═══ RECORD LIST

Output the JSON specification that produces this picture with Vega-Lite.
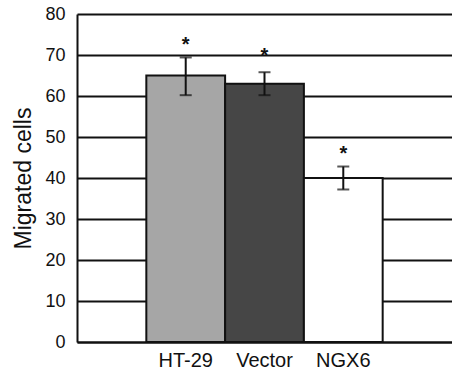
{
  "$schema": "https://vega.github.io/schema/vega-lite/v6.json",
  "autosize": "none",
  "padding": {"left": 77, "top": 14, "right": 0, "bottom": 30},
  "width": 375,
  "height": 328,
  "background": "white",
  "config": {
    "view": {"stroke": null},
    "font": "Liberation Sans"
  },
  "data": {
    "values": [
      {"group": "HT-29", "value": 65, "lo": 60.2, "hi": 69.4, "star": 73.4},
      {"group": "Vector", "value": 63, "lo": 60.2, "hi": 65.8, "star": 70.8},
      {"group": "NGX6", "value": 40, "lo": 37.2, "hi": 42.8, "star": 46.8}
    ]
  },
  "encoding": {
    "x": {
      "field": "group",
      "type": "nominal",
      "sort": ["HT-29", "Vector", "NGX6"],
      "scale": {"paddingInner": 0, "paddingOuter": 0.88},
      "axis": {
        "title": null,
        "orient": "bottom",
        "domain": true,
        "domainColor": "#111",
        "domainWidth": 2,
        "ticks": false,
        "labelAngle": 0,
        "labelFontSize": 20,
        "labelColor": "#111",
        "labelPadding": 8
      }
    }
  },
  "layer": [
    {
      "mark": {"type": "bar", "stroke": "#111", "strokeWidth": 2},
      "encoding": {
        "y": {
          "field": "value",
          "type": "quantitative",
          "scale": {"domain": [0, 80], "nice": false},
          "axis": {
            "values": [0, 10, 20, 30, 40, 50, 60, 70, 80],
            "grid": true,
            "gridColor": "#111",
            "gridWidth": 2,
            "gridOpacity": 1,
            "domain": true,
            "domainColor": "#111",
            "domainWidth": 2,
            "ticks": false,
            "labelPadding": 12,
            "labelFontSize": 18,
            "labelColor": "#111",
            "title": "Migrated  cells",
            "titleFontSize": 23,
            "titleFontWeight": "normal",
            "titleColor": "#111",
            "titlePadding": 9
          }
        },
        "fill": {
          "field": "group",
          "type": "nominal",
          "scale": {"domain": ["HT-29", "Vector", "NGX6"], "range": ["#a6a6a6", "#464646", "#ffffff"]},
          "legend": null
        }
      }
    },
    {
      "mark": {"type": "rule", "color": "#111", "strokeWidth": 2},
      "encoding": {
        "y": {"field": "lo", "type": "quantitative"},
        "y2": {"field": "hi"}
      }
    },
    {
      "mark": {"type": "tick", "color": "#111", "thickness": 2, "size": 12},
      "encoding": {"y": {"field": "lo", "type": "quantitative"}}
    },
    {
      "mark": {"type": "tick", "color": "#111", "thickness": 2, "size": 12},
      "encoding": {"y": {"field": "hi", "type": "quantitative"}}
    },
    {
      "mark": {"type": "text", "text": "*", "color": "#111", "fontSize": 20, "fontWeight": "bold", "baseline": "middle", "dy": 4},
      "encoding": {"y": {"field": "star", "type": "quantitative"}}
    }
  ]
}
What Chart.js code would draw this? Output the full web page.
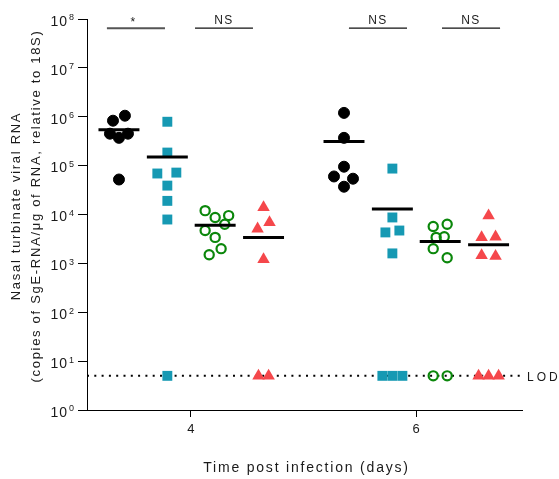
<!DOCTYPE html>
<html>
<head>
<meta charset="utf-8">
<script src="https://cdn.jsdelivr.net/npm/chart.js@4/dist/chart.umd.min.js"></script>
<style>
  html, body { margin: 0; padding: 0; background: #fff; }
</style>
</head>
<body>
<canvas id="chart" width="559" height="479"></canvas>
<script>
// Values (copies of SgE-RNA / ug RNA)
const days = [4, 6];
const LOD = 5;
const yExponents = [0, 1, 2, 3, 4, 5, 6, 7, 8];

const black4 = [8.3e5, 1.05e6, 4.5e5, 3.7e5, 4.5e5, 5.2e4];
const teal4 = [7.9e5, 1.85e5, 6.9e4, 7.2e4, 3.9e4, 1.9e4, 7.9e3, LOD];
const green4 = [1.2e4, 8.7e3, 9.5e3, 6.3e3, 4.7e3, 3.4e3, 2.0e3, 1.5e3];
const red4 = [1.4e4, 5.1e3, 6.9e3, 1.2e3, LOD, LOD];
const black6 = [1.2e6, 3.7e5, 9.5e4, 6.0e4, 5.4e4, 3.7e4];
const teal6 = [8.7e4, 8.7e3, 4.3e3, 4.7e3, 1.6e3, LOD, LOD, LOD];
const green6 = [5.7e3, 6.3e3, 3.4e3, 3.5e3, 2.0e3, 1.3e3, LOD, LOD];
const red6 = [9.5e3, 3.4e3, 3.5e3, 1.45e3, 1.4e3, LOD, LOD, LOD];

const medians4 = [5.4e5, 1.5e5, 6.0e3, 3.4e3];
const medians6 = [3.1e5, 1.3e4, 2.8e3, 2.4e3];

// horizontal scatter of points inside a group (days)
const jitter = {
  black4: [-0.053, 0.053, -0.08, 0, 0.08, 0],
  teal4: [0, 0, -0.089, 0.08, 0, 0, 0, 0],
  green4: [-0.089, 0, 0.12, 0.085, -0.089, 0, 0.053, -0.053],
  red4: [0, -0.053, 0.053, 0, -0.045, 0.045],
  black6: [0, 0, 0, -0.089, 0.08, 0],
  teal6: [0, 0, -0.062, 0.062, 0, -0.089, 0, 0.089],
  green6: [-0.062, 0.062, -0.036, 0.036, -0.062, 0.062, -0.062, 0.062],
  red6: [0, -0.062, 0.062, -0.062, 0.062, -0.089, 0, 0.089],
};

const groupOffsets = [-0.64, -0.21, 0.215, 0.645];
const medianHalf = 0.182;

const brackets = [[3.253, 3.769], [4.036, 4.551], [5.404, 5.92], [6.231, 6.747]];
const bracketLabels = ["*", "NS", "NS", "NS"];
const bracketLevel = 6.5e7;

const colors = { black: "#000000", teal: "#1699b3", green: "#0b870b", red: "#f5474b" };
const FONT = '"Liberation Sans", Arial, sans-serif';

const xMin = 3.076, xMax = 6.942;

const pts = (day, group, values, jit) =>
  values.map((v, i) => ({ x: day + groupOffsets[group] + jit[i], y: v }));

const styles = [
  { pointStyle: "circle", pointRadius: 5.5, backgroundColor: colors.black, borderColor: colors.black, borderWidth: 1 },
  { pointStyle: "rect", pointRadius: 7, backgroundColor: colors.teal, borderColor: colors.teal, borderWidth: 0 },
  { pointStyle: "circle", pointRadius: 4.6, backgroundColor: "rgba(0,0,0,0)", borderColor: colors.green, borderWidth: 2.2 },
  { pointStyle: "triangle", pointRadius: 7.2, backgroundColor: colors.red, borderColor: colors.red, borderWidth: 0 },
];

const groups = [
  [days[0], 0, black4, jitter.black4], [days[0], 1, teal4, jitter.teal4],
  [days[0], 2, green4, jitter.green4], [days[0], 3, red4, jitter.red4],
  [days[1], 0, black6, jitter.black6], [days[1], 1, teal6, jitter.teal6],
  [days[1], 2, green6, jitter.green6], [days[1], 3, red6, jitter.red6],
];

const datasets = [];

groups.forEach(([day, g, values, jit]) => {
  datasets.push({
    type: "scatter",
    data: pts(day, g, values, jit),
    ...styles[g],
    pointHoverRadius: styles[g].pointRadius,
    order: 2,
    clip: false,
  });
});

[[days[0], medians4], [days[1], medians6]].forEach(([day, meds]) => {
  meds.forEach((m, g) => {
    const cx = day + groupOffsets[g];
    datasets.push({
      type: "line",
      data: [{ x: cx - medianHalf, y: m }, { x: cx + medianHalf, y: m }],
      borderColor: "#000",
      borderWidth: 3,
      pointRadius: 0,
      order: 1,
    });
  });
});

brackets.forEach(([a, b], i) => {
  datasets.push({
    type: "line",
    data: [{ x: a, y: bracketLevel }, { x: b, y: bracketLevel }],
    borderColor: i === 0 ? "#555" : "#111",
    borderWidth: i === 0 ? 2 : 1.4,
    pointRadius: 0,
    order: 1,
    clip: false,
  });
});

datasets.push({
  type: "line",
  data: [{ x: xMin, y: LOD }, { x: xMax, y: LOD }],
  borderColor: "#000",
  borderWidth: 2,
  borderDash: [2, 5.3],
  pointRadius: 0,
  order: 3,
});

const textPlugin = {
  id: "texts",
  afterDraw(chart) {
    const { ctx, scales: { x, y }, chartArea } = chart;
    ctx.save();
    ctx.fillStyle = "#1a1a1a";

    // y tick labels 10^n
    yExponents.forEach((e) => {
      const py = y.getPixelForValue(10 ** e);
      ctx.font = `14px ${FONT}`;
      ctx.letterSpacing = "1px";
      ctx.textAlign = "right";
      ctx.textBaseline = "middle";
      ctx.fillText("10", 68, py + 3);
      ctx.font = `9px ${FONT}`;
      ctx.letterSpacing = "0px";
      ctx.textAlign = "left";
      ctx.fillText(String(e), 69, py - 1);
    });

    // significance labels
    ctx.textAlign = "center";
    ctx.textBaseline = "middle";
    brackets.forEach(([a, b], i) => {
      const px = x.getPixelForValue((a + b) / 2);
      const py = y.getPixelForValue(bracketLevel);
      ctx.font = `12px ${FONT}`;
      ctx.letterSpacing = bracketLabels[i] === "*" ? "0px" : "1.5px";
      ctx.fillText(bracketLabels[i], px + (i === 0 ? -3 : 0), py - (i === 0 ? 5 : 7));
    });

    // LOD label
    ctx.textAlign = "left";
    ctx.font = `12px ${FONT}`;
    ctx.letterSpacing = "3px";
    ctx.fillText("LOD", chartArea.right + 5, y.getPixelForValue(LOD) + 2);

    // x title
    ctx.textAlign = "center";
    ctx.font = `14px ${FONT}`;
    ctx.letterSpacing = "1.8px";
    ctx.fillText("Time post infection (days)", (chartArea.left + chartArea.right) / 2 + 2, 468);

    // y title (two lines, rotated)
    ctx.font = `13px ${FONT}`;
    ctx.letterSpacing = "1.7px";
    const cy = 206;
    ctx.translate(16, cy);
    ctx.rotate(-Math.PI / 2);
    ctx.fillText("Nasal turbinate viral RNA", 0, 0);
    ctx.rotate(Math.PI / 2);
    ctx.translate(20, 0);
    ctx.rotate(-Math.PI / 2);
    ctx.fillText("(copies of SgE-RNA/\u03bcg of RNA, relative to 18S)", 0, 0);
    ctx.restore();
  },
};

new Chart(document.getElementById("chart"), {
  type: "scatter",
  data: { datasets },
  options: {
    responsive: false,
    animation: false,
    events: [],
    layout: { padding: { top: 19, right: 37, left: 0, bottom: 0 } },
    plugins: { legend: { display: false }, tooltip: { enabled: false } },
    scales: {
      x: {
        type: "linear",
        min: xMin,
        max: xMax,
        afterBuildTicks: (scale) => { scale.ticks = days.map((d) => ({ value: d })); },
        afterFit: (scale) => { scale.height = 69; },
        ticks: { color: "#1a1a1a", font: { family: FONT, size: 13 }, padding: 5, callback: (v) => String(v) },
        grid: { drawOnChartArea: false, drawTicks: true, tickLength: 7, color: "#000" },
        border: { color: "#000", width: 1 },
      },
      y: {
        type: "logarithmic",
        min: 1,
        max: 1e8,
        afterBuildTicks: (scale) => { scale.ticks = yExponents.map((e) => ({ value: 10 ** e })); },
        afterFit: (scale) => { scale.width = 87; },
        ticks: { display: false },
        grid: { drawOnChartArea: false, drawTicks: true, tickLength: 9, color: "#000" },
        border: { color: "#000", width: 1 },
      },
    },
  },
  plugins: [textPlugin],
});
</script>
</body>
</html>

══════

▶ EXERCISE TASK:
Count the lines of these entries that hold the string "this", and give only that number.

▶ FULL ANSWER:
2